• SET TASK: Copy out the data below as written; omit any images.

• DATA LINES:
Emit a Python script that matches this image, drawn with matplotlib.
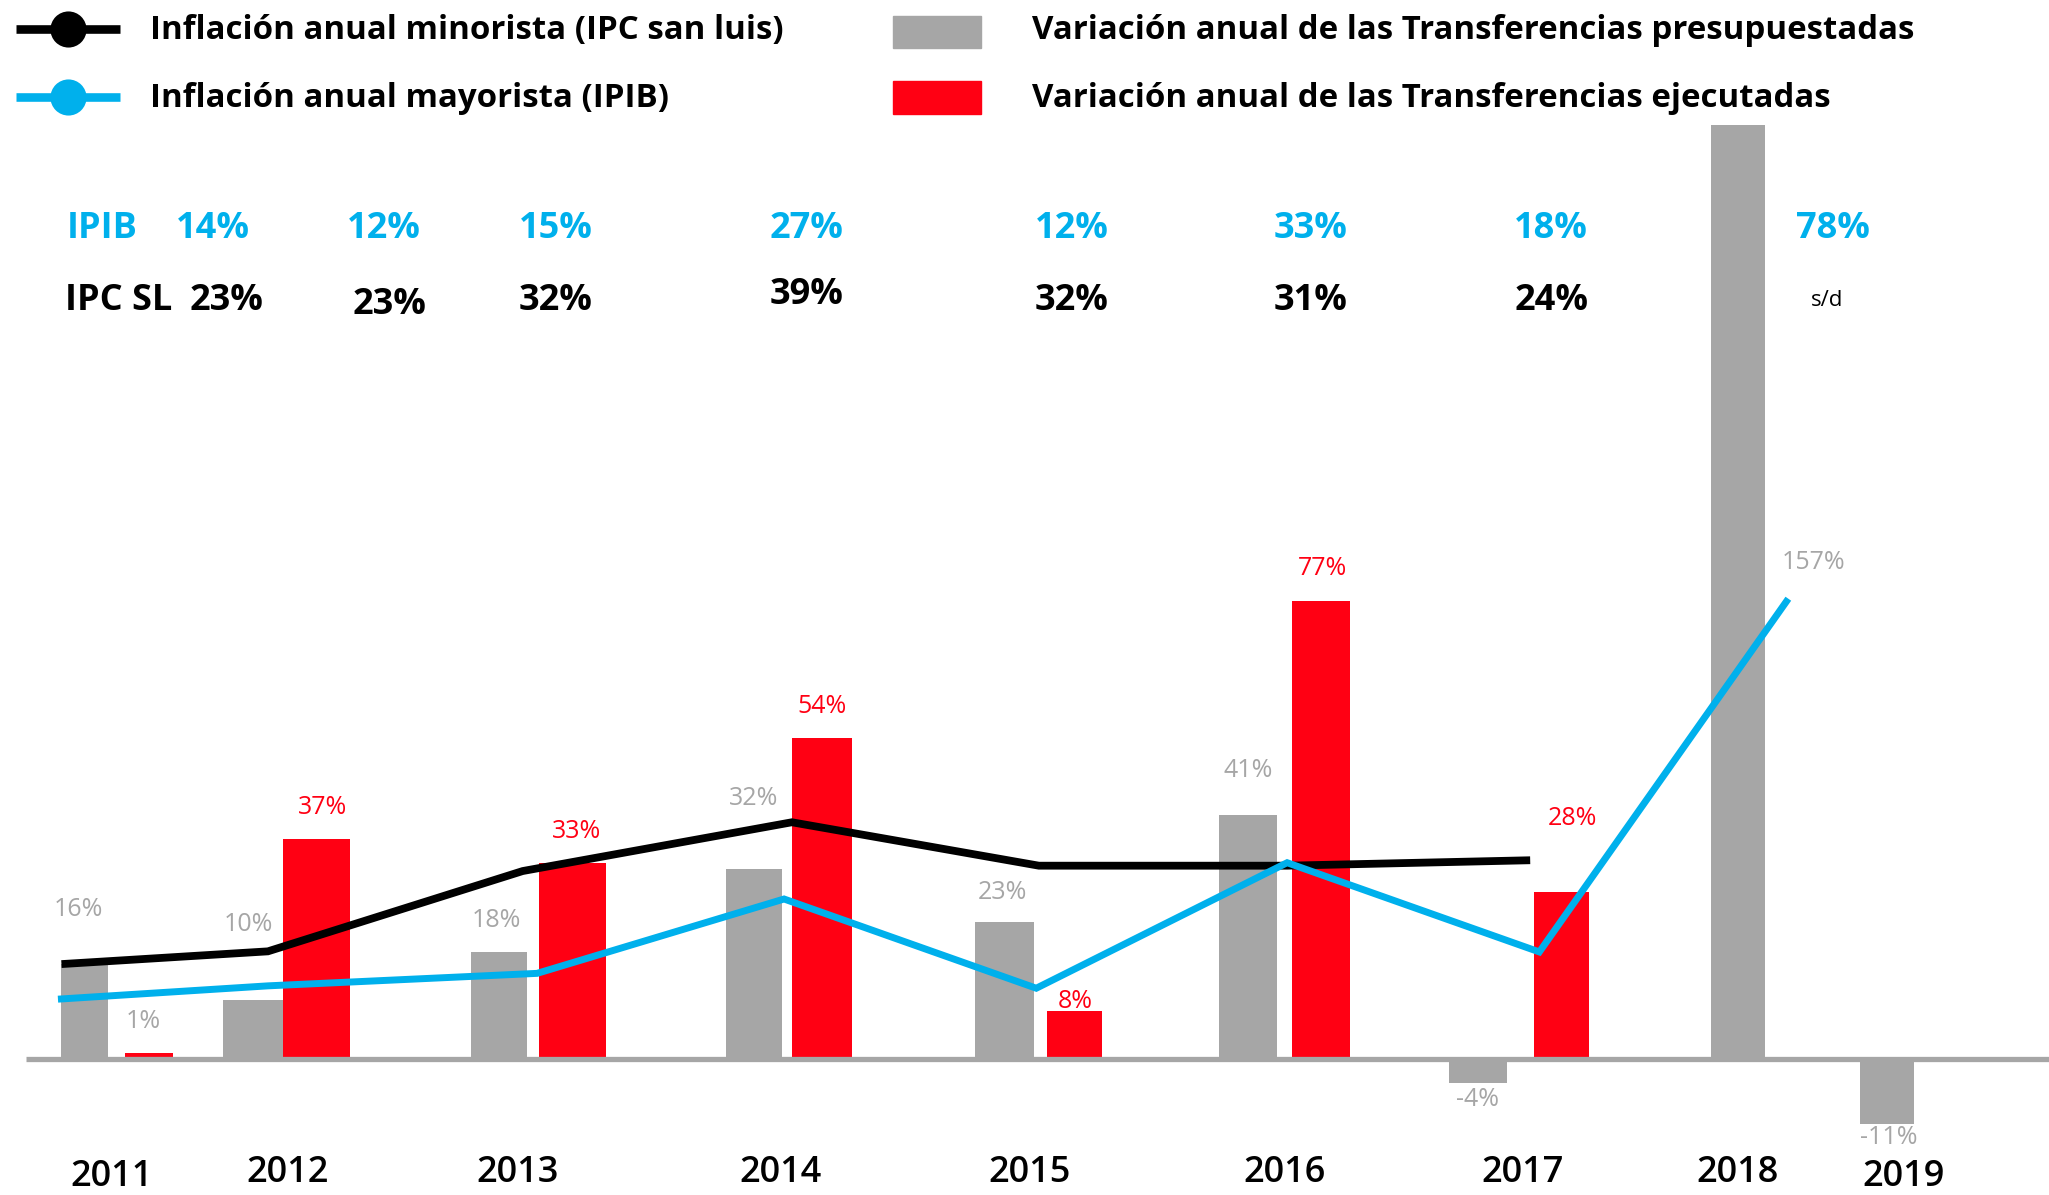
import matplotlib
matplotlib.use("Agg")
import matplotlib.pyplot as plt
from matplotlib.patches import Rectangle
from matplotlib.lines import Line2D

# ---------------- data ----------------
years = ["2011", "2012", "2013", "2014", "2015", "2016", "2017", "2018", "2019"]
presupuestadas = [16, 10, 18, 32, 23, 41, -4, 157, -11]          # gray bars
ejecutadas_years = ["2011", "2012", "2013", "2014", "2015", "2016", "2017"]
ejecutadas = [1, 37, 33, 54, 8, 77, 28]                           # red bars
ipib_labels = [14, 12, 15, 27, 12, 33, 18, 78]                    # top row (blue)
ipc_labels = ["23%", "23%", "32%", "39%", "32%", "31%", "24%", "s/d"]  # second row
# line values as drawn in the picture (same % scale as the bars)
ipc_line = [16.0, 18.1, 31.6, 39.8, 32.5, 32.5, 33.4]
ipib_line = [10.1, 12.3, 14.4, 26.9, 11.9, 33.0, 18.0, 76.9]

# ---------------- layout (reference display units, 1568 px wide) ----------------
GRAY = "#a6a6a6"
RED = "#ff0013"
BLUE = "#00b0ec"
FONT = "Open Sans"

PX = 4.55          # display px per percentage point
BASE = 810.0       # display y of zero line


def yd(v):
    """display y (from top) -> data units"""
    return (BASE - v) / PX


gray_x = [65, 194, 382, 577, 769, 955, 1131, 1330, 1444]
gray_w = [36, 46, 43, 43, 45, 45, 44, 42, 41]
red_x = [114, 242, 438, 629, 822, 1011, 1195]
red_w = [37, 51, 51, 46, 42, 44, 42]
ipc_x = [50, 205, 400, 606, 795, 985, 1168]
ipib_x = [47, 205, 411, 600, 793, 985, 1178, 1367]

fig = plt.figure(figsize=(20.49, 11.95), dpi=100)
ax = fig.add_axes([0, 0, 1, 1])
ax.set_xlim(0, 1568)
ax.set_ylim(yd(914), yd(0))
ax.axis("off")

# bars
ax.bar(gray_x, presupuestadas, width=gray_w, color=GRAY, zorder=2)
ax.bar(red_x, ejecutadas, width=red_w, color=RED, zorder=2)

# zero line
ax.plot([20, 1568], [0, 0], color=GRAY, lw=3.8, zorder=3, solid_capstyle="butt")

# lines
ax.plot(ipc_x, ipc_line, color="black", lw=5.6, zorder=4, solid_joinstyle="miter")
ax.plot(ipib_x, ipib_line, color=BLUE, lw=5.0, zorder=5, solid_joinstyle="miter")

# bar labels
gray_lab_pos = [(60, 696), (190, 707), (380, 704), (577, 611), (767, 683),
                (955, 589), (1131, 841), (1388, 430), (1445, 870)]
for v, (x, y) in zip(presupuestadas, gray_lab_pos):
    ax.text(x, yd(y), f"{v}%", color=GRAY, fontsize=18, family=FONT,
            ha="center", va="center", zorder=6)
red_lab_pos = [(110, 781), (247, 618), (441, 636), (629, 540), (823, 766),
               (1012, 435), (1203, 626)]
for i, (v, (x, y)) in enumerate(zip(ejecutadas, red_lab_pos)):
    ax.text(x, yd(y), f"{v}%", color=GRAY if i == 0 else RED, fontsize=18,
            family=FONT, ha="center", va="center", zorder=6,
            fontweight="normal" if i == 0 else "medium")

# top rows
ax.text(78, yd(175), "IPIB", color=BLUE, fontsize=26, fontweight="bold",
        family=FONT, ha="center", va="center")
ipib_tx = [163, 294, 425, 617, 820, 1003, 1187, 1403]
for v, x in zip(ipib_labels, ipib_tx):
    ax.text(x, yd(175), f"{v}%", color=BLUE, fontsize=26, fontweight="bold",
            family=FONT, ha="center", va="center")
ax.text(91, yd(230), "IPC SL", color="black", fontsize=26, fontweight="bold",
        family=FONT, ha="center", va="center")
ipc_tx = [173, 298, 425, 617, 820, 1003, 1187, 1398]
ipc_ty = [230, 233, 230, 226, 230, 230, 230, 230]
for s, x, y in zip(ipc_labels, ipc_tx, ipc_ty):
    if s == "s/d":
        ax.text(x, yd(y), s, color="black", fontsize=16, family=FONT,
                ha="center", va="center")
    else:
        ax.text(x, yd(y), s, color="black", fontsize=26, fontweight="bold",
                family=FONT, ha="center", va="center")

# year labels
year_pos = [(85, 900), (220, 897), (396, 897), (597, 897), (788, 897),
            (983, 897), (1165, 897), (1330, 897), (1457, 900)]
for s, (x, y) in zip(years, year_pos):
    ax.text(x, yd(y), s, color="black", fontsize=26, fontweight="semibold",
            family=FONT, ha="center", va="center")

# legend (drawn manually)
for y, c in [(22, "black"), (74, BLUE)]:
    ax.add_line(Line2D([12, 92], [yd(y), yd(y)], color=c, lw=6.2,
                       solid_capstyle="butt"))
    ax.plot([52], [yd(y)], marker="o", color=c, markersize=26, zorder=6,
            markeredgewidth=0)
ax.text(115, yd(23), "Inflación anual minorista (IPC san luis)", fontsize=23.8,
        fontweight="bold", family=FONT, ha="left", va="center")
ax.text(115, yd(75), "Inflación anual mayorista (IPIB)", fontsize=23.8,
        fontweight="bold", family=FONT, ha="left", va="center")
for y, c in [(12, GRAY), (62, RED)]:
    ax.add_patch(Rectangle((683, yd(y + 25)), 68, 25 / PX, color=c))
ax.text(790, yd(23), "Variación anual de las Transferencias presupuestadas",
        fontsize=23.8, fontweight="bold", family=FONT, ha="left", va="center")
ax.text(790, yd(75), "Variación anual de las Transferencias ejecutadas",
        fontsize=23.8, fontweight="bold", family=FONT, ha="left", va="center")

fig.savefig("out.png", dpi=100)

• THE REPLY:
Emit a Python script that matches this image, drawn with matplotlib.
import matplotlib
matplotlib.use("Agg")
import matplotlib.pyplot as plt
from matplotlib.patches import Rectangle
from matplotlib.lines import Line2D

# ---------------- data ----------------
years = ["2011", "2012", "2013", "2014", "2015", "2016", "2017", "2018", "2019"]
presupuestadas = [16, 10, 18, 32, 23, 41, -4, 157, -11]          # gray bars
ejecutadas_years = ["2011", "2012", "2013", "2014", "2015", "2016", "2017"]
ejecutadas = [1, 37, 33, 54, 8, 77, 28]                           # red bars
ipib_labels = [14, 12, 15, 27, 12, 33, 18, 78]                    # top row (blue)
ipc_labels = ["23%", "23%", "32%", "39%", "32%", "31%", "24%", "s/d"]  # second row
# line values as drawn in the picture (same % scale as the bars)
ipc_line = [16.0, 18.1, 31.6, 39.8, 32.5, 32.5, 33.4]
ipib_line = [10.1, 12.3, 14.4, 26.9, 11.9, 33.0, 18.0, 76.9]

# ---------------- layout (reference display units, 1568 px wide) ----------------
GRAY = "#a6a6a6"
RED = "#ff0013"
BLUE = "#00b0ec"
FONT = "Open Sans"

PX = 4.55          # display px per percentage point
BASE = 810.0       # display y of zero line


def yd(v):
    """display y (from top) -> data units"""
    return (BASE - v) / PX


gray_x = [65, 194, 382, 577, 769, 955, 1131, 1330, 1444]
gray_w = [36, 46, 43, 43, 45, 45, 44, 42, 41]
red_x = [114, 242, 438, 629, 822, 1011, 1195]
red_w = [37, 51, 51, 46, 42, 44, 42]
ipc_x = [50, 205, 400, 606, 795, 985, 1168]
ipib_x = [47, 205, 411, 600, 793, 985, 1178, 1367]

fig = plt.figure(figsize=(20.49, 11.95), dpi=100)
ax = fig.add_axes([0, 0, 1, 1])
ax.set_xlim(0, 1568)
ax.set_ylim(yd(914), yd(0))
ax.axis("off")

# bars
ax.bar(gray_x, presupuestadas, width=gray_w, color=GRAY, zorder=2)
ax.bar(red_x, ejecutadas, width=red_w, color=RED, zorder=2)

# zero line
ax.plot([20, 1568], [0, 0], color=GRAY, lw=3.8, zorder=3, solid_capstyle="butt")

# lines
ax.plot(ipc_x, ipc_line, color="black", lw=5.6, zorder=4, solid_joinstyle="miter")
ax.plot(ipib_x, ipib_line, color=BLUE, lw=5.0, zorder=5, solid_joinstyle="miter")

# bar labels
gray_lab_pos = [(60, 696), (190, 707), (380, 704), (577, 611), (767, 683),
                (955, 589), (1131, 841), (1388, 430), (1445, 870)]
for v, (x, y) in zip(presupuestadas, gray_lab_pos):
    ax.text(x, yd(y), f"{v}%", color=GRAY, fontsize=18, family=FONT,
            ha="center", va="center", zorder=6)
red_lab_pos = [(110, 781), (247, 618), (441, 636), (629, 540), (823, 766),
               (1012, 435), (1203, 626)]
for i, (v, (x, y)) in enumerate(zip(ejecutadas, red_lab_pos)):
    ax.text(x, yd(y), f"{v}%", color=GRAY if i == 0 else RED, fontsize=18,
            family=FONT, ha="center", va="center", zorder=6,
            fontweight="normal" if i == 0 else "medium")

# top rows
ax.text(78, yd(175), "IPIB", color=BLUE, fontsize=26, fontweight="bold",
        family=FONT, ha="center", va="center")
ipib_tx = [163, 294, 425, 617, 820, 1003, 1187, 1403]
for v, x in zip(ipib_labels, ipib_tx):
    ax.text(x, yd(175), f"{v}%", color=BLUE, fontsize=26, fontweight="bold",
            family=FONT, ha="center", va="center")
ax.text(91, yd(230), "IPC SL", color="black", fontsize=26, fontweight="bold",
        family=FONT, ha="center", va="center")
ipc_tx = [173, 298, 425, 617, 820, 1003, 1187, 1398]
ipc_ty = [230, 233, 230, 226, 230, 230, 230, 230]
for s, x, y in zip(ipc_labels, ipc_tx, ipc_ty):
    if s == "s/d":
        ax.text(x, yd(y), s, color="black", fontsize=16, family=FONT,
                ha="center", va="center")
    else:
        ax.text(x, yd(y), s, color="black", fontsize=26, fontweight="bold",
                family=FONT, ha="center", va="center")

# year labels
year_pos = [(85, 900), (220, 897), (396, 897), (597, 897), (788, 897),
            (983, 897), (1165, 897), (1330, 897), (1457, 900)]
for s, (x, y) in zip(years, year_pos):
    ax.text(x, yd(y), s, color="black", fontsize=26, fontweight="semibold",
            family=FONT, ha="center", va="center")

# legend (drawn manually)
for y, c in [(22, "black"), (74, BLUE)]:
    ax.add_line(Line2D([12, 92], [yd(y), yd(y)], color=c, lw=6.2,
                       solid_capstyle="butt"))
    ax.plot([52], [yd(y)], marker="o", color=c, markersize=26, zorder=6,
            markeredgewidth=0)
ax.text(115, yd(23), "Inflación anual minorista (IPC san luis)", fontsize=23.8,
        fontweight="bold", family=FONT, ha="left", va="center")
ax.text(115, yd(75), "Inflación anual mayorista (IPIB)", fontsize=23.8,
        fontweight="bold", family=FONT, ha="left", va="center")
for y, c in [(12, GRAY), (62, RED)]:
    ax.add_patch(Rectangle((683, yd(y + 25)), 68, 25 / PX, color=c))
ax.text(790, yd(23), "Variación anual de las Transferencias presupuestadas",
        fontsize=23.8, fontweight="bold", family=FONT, ha="left", va="center")
ax.text(790, yd(75), "Variación anual de las Transferencias ejecutadas",
        fontsize=23.8, fontweight="bold", family=FONT, ha="left", va="center")

fig.savefig("out.png", dpi=100)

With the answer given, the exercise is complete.